Ordunun hem de Türkiye’nin gücüne güç katan yerli ve millî savunma sanayinin, her geçen gün daha da geliştirerek bu alanda mukayeseli üstünlüğe sahip olmak için yoğun bir gayret gösterdiklerini işaret eden Güler, “Şunu gönül rahatlığıyla ve büyük bir gururla ifade etmeliyim ki Türkiye, bu alanda son yıllarda yaptığı kapsamlı yatırımlarla artık dünyada yükselen bir marka hâline gelmiştir. Elde ettiğimiz başarı ve kazanımlardan da anlaşılacağı üzere ülkemizin savunma ve güvenliğini en güçlü şekilde sağlamak için var gücümüzle çalışıyor, ‘Türkiye Yüzyılı’ hedeflerimize emin adımlarla ilerliyoruz” dedi.
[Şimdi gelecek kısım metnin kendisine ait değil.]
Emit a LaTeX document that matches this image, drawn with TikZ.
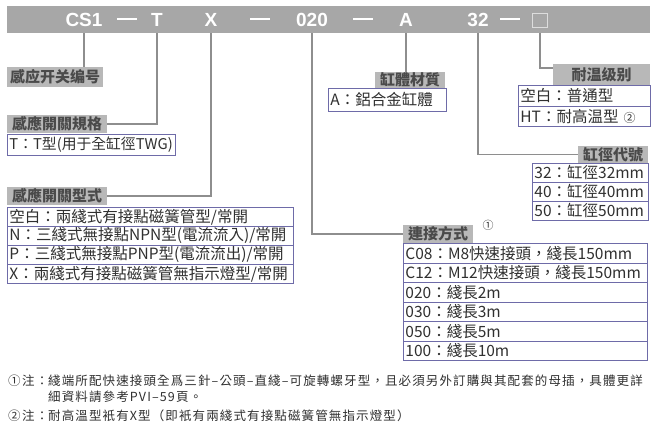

Her türlü olumsuzluğa ve senaryoya karşı hazırlıklıyız
Coğrafya, tarihin her döneminde stratejik öneme sahip olduğu gibi bugün de aynı şekilde tüm kritik gelişmelerin merkezinde yer aldığını belirten Güler,” Bu durum ülkemize büyük avantajlar sağlamakla beraber, çok boyutlu risk ve tehditlerin daima yanı başımızda ortaya çıkmasına da sebep olmaktadır. Özellikle son günlerde meydana gelişmeler şu gerçeği bir kez daha göstermiştir ki tehditler karşısında proaktif bir güvenlik politikası izlemek, oluşabilecek risk ve tehditleri meydana gelmeden önlemek bizim için olmazsa olmazdır. Nitekim İsrail’in Gazze’den başlayıp Lübnan’a yaydığı, şimdi de komşumuz İran’a yönelik gerçekleştirdiği hukuksuz saldırılar, bölgemizi daha büyük bir kaosa sürükleme riskini beraberinde getirmektedir. Millî Savunma Bakanlığı olarak söz konusu kaotik gelişmeler karşısında daima uyanık ve teyakkuzda hareket ediyor, gerekli tüm tedbirleri alıyoruz. Her türlü olumsuzluğa ve senaryoya karşı hazırlıklıyız ve hazırlıklarımızı sürdürüyoruz. Asil milletimize karşı sorumluluklarımızı biliyoruz” ifadelerini kullandı.